November 23, 2010

A celebration and a perspective

I'm thanking God tonight for  a rich heritage of people we've known and served with in past churches.

We were just up in our old town of Williams this past weekend for the funeral of Matthew Broehm. After driving up the night before, we stayed in the warm home of Edith Pouquette. The temperatures outside were very cold, so a bowl of hot taco soup and an evening of sitting around her wood stove visiting was absolutely delicious! The conversation was full of catching up on old friends, church news and about our current place of ministry in Phoenix.


The next morning we went for one of our favorite drives up Bill Williams mountain. Beautiful pines, fur trees, aspens and spruces lined the winding road. We stopped at finger rock and walked out to see the view. Not a soul in sight, just wind through the trees and a huge view. It puts a kind of perspective on your mind of how small you are and how huge the world is as you look out across 50 miles of ridges, mountains and canyons as far as the eye can see, no cities or people in sight. The chill in the air drove us back to our warm car and we drove down silently, thinking about our own thoughts. We were so privileged to have been allowed to live in this area for 9 years.

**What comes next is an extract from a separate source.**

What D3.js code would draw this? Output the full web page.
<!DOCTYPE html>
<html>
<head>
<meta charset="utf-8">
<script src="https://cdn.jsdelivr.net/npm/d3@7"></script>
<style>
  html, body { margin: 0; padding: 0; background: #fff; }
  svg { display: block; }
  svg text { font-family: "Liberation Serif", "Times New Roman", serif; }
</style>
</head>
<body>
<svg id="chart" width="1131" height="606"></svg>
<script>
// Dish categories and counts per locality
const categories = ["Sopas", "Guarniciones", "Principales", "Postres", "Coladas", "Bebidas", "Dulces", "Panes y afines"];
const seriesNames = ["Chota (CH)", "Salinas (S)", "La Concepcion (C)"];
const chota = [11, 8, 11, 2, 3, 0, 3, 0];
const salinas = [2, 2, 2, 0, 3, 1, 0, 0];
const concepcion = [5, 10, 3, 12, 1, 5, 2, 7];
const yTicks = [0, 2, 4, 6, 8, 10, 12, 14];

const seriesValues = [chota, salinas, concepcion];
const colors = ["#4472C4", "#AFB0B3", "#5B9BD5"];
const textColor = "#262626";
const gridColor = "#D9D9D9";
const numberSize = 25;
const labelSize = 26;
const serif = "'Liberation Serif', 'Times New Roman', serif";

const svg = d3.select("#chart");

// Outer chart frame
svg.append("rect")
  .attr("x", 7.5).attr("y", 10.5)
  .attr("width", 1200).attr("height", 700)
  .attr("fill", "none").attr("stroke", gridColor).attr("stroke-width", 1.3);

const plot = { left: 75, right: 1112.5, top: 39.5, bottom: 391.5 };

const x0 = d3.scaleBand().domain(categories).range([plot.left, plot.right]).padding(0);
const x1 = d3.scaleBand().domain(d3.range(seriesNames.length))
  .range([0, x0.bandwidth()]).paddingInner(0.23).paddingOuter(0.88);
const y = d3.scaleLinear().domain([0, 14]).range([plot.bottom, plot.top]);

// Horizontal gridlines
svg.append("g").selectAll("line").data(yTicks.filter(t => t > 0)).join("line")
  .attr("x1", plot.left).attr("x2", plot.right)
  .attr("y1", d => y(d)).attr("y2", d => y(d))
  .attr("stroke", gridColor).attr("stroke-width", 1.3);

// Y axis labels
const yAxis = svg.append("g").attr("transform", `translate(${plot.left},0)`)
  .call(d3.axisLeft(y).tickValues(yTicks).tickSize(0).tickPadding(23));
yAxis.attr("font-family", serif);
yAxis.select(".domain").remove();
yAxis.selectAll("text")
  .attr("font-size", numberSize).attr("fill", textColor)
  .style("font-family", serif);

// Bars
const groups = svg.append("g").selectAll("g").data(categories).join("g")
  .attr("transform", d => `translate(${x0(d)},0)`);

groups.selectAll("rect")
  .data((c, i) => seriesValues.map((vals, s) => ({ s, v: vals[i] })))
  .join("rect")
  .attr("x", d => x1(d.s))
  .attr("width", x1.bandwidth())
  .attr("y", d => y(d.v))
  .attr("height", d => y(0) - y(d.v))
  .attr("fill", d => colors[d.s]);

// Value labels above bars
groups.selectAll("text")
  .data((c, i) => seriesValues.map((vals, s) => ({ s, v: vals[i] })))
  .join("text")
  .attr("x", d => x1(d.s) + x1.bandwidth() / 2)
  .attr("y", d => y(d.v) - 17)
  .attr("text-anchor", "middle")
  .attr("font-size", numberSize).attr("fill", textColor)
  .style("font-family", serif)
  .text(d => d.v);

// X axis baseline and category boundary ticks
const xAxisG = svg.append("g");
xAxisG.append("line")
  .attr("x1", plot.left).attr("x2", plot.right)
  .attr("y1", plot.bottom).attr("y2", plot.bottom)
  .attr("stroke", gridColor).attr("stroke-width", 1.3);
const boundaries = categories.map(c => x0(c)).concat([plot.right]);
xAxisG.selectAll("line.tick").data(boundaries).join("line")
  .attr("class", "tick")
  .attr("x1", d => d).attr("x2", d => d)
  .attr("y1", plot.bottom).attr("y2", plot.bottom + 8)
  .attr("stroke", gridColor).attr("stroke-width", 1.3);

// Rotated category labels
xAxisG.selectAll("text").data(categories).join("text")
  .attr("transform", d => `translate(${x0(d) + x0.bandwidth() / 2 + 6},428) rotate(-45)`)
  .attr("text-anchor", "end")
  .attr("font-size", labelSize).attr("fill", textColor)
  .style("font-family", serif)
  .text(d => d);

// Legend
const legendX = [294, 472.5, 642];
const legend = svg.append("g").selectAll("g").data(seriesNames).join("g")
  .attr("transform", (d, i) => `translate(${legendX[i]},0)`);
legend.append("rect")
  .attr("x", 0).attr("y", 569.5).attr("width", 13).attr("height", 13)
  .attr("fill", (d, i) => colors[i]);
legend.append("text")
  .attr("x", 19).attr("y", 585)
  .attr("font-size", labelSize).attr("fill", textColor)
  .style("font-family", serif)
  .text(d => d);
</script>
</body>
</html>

A visit to the coffee shop, American Flyer and then we were off to the funeral processional. We walked from the middle school  to downtown and then back, about 2 miles in all, with the family and about 500 townspeople, church members and military who came to support them in honoring their son, brother, husband. As we gathered to walk, we started seeing not just a group of faces, but individual, dear, wonderful faces from the past. Our old youth group, alot of whom are all grown up and have children now, church members, people from our old small group fellowship that met in our home weekly, people from all walks of life that we had come to share life with for 9 years.


The celebration of life service was really wonderful. This young man was such an evangelist and leader during his shortened life, it was like God knew Matt only had a short time here and packed it full of passion and service. We are proud to have known him and proud of that community for their loving support of their own.

I have tried and tried to describe the kind of closeness you feel to other people in a small community like that, but I am at a loss. It's something you just have to experience and I would wish that at least once in life to anyone.  It puts a kind of perspective in your mind of how large your influence can be and a huge feeling of comfort when everywhere you look there are faces of people who know you and love you from all walks of life in a community.

3 comments:

mmichele said...

beautiful, my dear. thanks for sharing.

Unknown said...

Thank you for the warm, tender thoughts from your heart. It broke our hearts that we could not be there...

Alida Sharp said...

what a beautiful post Crick. Thank you for that.